Directions for this task: Exclude images, then output the remaining data verbatim.

Supplied information:
################
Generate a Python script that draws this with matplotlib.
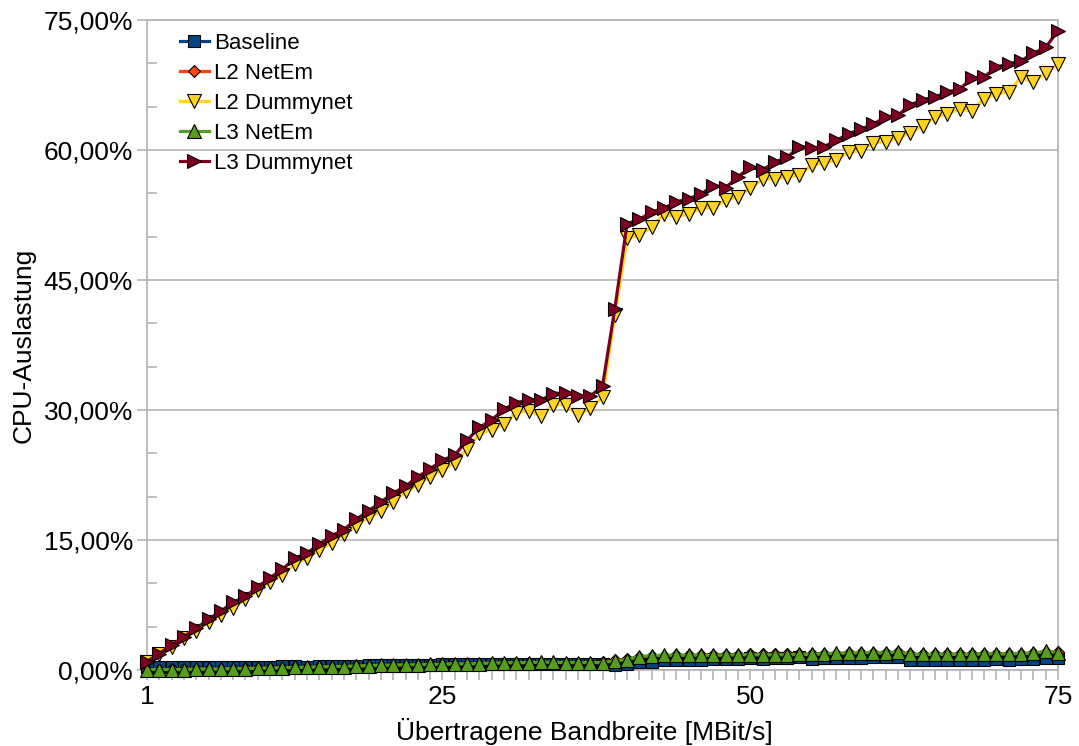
import matplotlib
matplotlib.use('Agg')
import matplotlib.pyplot as plt
from matplotlib.ticker import FixedLocator, MultipleLocator, FuncFormatter

plt.rcParams['font.family'] = ['Liberation Sans', 'DejaVu Sans']

bandwidth = list(range(1, 76))

baseline = [0.3, 0.3, 0.3, 0.3, 0.3, 0.35, 0.35, 0.4, 0.4, 0.4,
            0.4, 0.45, 0.45, 0.4, 0.45, 0.5, 0.5, 0.5, 0.55, 0.55,
            0.55, 0.6, 0.6, 0.6, 0.65, 0.65, 0.65, 0.7, 0.7, 0.7,
            0.75, 0.75, 0.75, 0.75, 0.75, 0.75, 0.7, 0.7, 0.6, 0.75,
            0.9, 0.95, 1.15, 1.1, 1.2, 1.2, 1.25, 1.3, 1.3, 1.35,
            1.3, 1.35, 1.35, 1.5, 1.25, 1.35, 1.35, 1.4, 1.4, 1.45,
            1.5, 1.55, 1.1, 1.15, 1.15, 1.2, 1.2, 1.2, 1.2, 1.25,
            1.2, 1.25, 1.3, 1.35, 1.4]

l2_netem = [0.05, 0.05, 0.1, 0.1, 0.1, 0.1, 0.15, 0.15, 0.2, 0.2,
            0.25, 0.25, 0.3, 0.3, 0.35, 0.4, 0.4, 0.45, 0.5, 0.5,
            0.55, 0.55, 0.6, 0.65, 0.65, 0.7, 0.7, 0.75, 0.75, 0.8,
            0.8, 0.85, 0.85, 0.85, 0.85, 0.85, 0.85, 0.9, 1.1, 1.3,
            1.5, 1.6, 1.65, 1.7, 1.7, 1.7, 1.75, 1.75, 1.75, 1.8,
            1.8, 1.8, 1.8, 1.85, 1.8, 1.85, 1.9, 1.95, 1.95, 2.0,
            2.0, 2.05, 1.85, 1.8, 1.8, 1.85, 1.85, 1.85, 1.85, 1.9,
            1.9, 1.9, 1.95, 2.1, 2.05]

l2_dummynet = [0.9, 1.8, 2.7, 3.65, 4.55, 5.5, 6.35, 7.2, 8.15, 9.2,
               10.2, 10.95, 12.2, 12.95, 13.85, 14.7, 15.7, 16.65, 17.6, 18.3,
               19.4, 20.6, 21.35, 22.3, 23.1, 23.9, 25.45, 27.3, 27.7, 28.35,
               29.7, 29.9, 29.3, 30.6, 30.6, 29.4, 30.2, 31.5, 40.95, 49.8,
               50.2, 51.15, 52.6, 52.3, 52.6, 53.3, 53.35, 54.2, 54.6, 55.6,
               56.6, 56.7, 56.9, 57.1, 58.3, 58.5, 58.85, 59.8, 59.9, 60.85,
               60.95, 61.35, 62.0, 62.8, 63.8, 64.15, 64.7, 64.5, 65.9, 66.5,
               66.7, 68.4, 67.8, 68.9, 69.9]

l3_netem = [0.05, 0.05, 0.05, 0.05, 0.1, 0.1, 0.1, 0.15, 0.15, 0.2,
            0.2, 0.25, 0.3, 0.3, 0.35, 0.4, 0.4, 0.45, 0.5, 0.55,
            0.55, 0.6, 0.6, 0.65, 0.65, 0.7, 0.7, 0.75, 0.8, 0.8,
            0.85, 0.85, 0.9, 0.9, 0.85, 0.85, 0.85, 0.85, 1.05, 1.2,
            1.55, 1.65, 1.7, 1.7, 1.7, 1.7, 1.7, 1.7, 1.75, 1.75,
            1.75, 1.75, 1.75, 1.8, 1.8, 1.85, 1.95, 1.95, 2.0, 2.0,
            1.95, 2.1, 1.8, 1.8, 1.8, 1.8, 1.8, 1.8, 1.85, 1.85,
            1.85, 1.9, 1.95, 2.15, 2.0]

l3_dummynet = [0.96, 1.9, 2.9, 3.85, 4.8, 5.85, 6.8, 7.8, 8.5, 9.6,
               10.65, 11.6, 12.9, 13.5, 14.5, 15.5, 16.2, 17.4, 18.35, 19.4,
               20.4, 21.2, 22.3, 23.2, 24.2, 24.8, 26.5, 28.0, 28.85, 30.1,
               30.85, 31.15, 31.15, 31.9, 32.0, 31.6, 31.6, 32.75, 41.7, 51.5,
               52.0, 52.85, 53.3, 54.0, 54.4, 54.9, 55.9, 55.65, 56.9, 58.0,
               57.7, 58.6, 59.15, 60.4, 60.2, 60.4, 61.1, 61.9, 62.4, 63.0,
               63.8, 64.0, 65.2, 65.8, 66.1, 66.7, 67.0, 68.3, 68.4, 69.6,
               69.9, 70.3, 71.15, 71.85, 73.75]

series = [
    ('Baseline', baseline, '#004586', 's', 8.5),
    ('L2 NetEm', l2_netem, '#ff420e', 'D', 6.5),
    ('L2 Dummynet', l2_dummynet, '#ffd320', 'v', 10),
    ('L3 NetEm', l3_netem, '#579d1c', '^', 10),
    ('L3 Dummynet', l3_dummynet, '#7e0021', '>', 10),
]

fig = plt.figure(figsize=(10.79, 7.46), dpi=100)
ax = fig.add_axes([147 / 1079, 1 - 670 / 746, (1058 - 147) / 1079, (670 - 20) / 746])

for name, vals, col, mk, ms in series:
    ax.plot(bandwidth, vals, color=col, lw=2.3, marker=mk, markersize=ms,
            markerfacecolor=col, markeredgecolor='black', markeredgewidth=0.8,
            label=name, clip_on=False, zorder=3)

ax.set_xlim(1, 75)
ax.set_ylim(0, 75)

ax.xaxis.set_major_locator(FixedLocator([1, 25, 50, 75]))
ax.xaxis.set_minor_locator(MultipleLocator(1))
ax.yaxis.set_major_locator(MultipleLocator(15))
ax.yaxis.set_minor_locator(MultipleLocator(5))
ax.yaxis.set_major_formatter(FuncFormatter(lambda v, p: ('%.2f%%' % v).replace('.', ',')))

ax.grid(True, which='major', axis='y', color='#b3b3b3', lw=1.2)
ax.set_axisbelow(True)
for s in ax.spines.values():
    s.set_color('#b3b3b3')
    s.set_linewidth(1.2)

ax.tick_params(axis='x', which='both', direction='out', color='#b3b3b3', length=7, width=1.2,
               labelsize=19, pad=4)
ax.tick_params(axis='y', which='major', direction='out', color='#b3b3b3', length=7, width=1.2,
               labelsize=19, pad=3)
ax.tick_params(axis='y', which='minor', direction='in', color='#b3b3b3', length=7, width=1.2)

ax.set_xlabel('Übertragene Bandbreite [MBit/s]', fontsize=19, labelpad=6)
ax.xaxis.label.set_x((584 - 147) / 911)
ax.set_ylabel('CPU-Auslastung', fontsize=19, labelpad=6)

ax.legend(loc='upper left', bbox_to_anchor=(180 / 1079, 1 - 33 / 746), bbox_transform=fig.transFigure,
          frameon=False, fontsize=16, handlelength=1.3, handletextpad=0.25, labelspacing=0.4,
          borderpad=0, borderaxespad=0)

fig.savefig('out.png', dpi=100)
################
Final result:
Generate a Python script that draws this with matplotlib.
import matplotlib
matplotlib.use('Agg')
import matplotlib.pyplot as plt
from matplotlib.ticker import FixedLocator, MultipleLocator, FuncFormatter

plt.rcParams['font.family'] = ['Liberation Sans', 'DejaVu Sans']

bandwidth = list(range(1, 76))

baseline = [0.3, 0.3, 0.3, 0.3, 0.3, 0.35, 0.35, 0.4, 0.4, 0.4,
            0.4, 0.45, 0.45, 0.4, 0.45, 0.5, 0.5, 0.5, 0.55, 0.55,
            0.55, 0.6, 0.6, 0.6, 0.65, 0.65, 0.65, 0.7, 0.7, 0.7,
            0.75, 0.75, 0.75, 0.75, 0.75, 0.75, 0.7, 0.7, 0.6, 0.75,
            0.9, 0.95, 1.15, 1.1, 1.2, 1.2, 1.25, 1.3, 1.3, 1.35,
            1.3, 1.35, 1.35, 1.5, 1.25, 1.35, 1.35, 1.4, 1.4, 1.45,
            1.5, 1.55, 1.1, 1.15, 1.15, 1.2, 1.2, 1.2, 1.2, 1.25,
            1.2, 1.25, 1.3, 1.35, 1.4]

l2_netem = [0.05, 0.05, 0.1, 0.1, 0.1, 0.1, 0.15, 0.15, 0.2, 0.2,
            0.25, 0.25, 0.3, 0.3, 0.35, 0.4, 0.4, 0.45, 0.5, 0.5,
            0.55, 0.55, 0.6, 0.65, 0.65, 0.7, 0.7, 0.75, 0.75, 0.8,
            0.8, 0.85, 0.85, 0.85, 0.85, 0.85, 0.85, 0.9, 1.1, 1.3,
            1.5, 1.6, 1.65, 1.7, 1.7, 1.7, 1.75, 1.75, 1.75, 1.8,
            1.8, 1.8, 1.8, 1.85, 1.8, 1.85, 1.9, 1.95, 1.95, 2.0,
            2.0, 2.05, 1.85, 1.8, 1.8, 1.85, 1.85, 1.85, 1.85, 1.9,
            1.9, 1.9, 1.95, 2.1, 2.05]

l2_dummynet = [0.9, 1.8, 2.7, 3.65, 4.55, 5.5, 6.35, 7.2, 8.15, 9.2,
               10.2, 10.95, 12.2, 12.95, 13.85, 14.7, 15.7, 16.65, 17.6, 18.3,
               19.4, 20.6, 21.35, 22.3, 23.1, 23.9, 25.45, 27.3, 27.7, 28.35,
               29.7, 29.9, 29.3, 30.6, 30.6, 29.4, 30.2, 31.5, 40.95, 49.8,
               50.2, 51.15, 52.6, 52.3, 52.6, 53.3, 53.35, 54.2, 54.6, 55.6,
               56.6, 56.7, 56.9, 57.1, 58.3, 58.5, 58.85, 59.8, 59.9, 60.85,
               60.95, 61.35, 62.0, 62.8, 63.8, 64.15, 64.7, 64.5, 65.9, 66.5,
               66.7, 68.4, 67.8, 68.9, 69.9]

l3_netem = [0.05, 0.05, 0.05, 0.05, 0.1, 0.1, 0.1, 0.15, 0.15, 0.2,
            0.2, 0.25, 0.3, 0.3, 0.35, 0.4, 0.4, 0.45, 0.5, 0.55,
            0.55, 0.6, 0.6, 0.65, 0.65, 0.7, 0.7, 0.75, 0.8, 0.8,
            0.85, 0.85, 0.9, 0.9, 0.85, 0.85, 0.85, 0.85, 1.05, 1.2,
            1.55, 1.65, 1.7, 1.7, 1.7, 1.7, 1.7, 1.7, 1.75, 1.75,
            1.75, 1.75, 1.75, 1.8, 1.8, 1.85, 1.95, 1.95, 2.0, 2.0,
            1.95, 2.1, 1.8, 1.8, 1.8, 1.8, 1.8, 1.8, 1.85, 1.85,
            1.85, 1.9, 1.95, 2.15, 2.0]

l3_dummynet = [0.96, 1.9, 2.9, 3.85, 4.8, 5.85, 6.8, 7.8, 8.5, 9.6,
               10.65, 11.6, 12.9, 13.5, 14.5, 15.5, 16.2, 17.4, 18.35, 19.4,
               20.4, 21.2, 22.3, 23.2, 24.2, 24.8, 26.5, 28.0, 28.85, 30.1,
               30.85, 31.15, 31.15, 31.9, 32.0, 31.6, 31.6, 32.75, 41.7, 51.5,
               52.0, 52.85, 53.3, 54.0, 54.4, 54.9, 55.9, 55.65, 56.9, 58.0,
               57.7, 58.6, 59.15, 60.4, 60.2, 60.4, 61.1, 61.9, 62.4, 63.0,
               63.8, 64.0, 65.2, 65.8, 66.1, 66.7, 67.0, 68.3, 68.4, 69.6,
               69.9, 70.3, 71.15, 71.85, 73.75]

series = [
    ('Baseline', baseline, '#004586', 's', 8.5),
    ('L2 NetEm', l2_netem, '#ff420e', 'D', 6.5),
    ('L2 Dummynet', l2_dummynet, '#ffd320', 'v', 10),
    ('L3 NetEm', l3_netem, '#579d1c', '^', 10),
    ('L3 Dummynet', l3_dummynet, '#7e0021', '>', 10),
]

fig = plt.figure(figsize=(10.79, 7.46), dpi=100)
ax = fig.add_axes([147 / 1079, 1 - 670 / 746, (1058 - 147) / 1079, (670 - 20) / 746])

for name, vals, col, mk, ms in series:
    ax.plot(bandwidth, vals, color=col, lw=2.3, marker=mk, markersize=ms,
            markerfacecolor=col, markeredgecolor='black', markeredgewidth=0.8,
            label=name, clip_on=False, zorder=3)

ax.set_xlim(1, 75)
ax.set_ylim(0, 75)

ax.xaxis.set_major_locator(FixedLocator([1, 25, 50, 75]))
ax.xaxis.set_minor_locator(MultipleLocator(1))
ax.yaxis.set_major_locator(MultipleLocator(15))
ax.yaxis.set_minor_locator(MultipleLocator(5))
ax.yaxis.set_major_formatter(FuncFormatter(lambda v, p: ('%.2f%%' % v).replace('.', ',')))

ax.grid(True, which='major', axis='y', color='#b3b3b3', lw=1.2)
ax.set_axisbelow(True)
for s in ax.spines.values():
    s.set_color('#b3b3b3')
    s.set_linewidth(1.2)

ax.tick_params(axis='x', which='both', direction='out', color='#b3b3b3', length=7, width=1.2,
               labelsize=19, pad=4)
ax.tick_params(axis='y', which='major', direction='out', color='#b3b3b3', length=7, width=1.2,
               labelsize=19, pad=3)
ax.tick_params(axis='y', which='minor', direction='in', color='#b3b3b3', length=7, width=1.2)

ax.set_xlabel('Übertragene Bandbreite [MBit/s]', fontsize=19, labelpad=6)
ax.xaxis.label.set_x((584 - 147) / 911)
ax.set_ylabel('CPU-Auslastung', fontsize=19, labelpad=6)

ax.legend(loc='upper left', bbox_to_anchor=(180 / 1079, 1 - 33 / 746), bbox_transform=fig.transFigure,
          frameon=False, fontsize=16, handlelength=1.3, handletextpad=0.25, labelspacing=0.4,
          borderpad=0, borderaxespad=0)

fig.savefig('out.png', dpi=100)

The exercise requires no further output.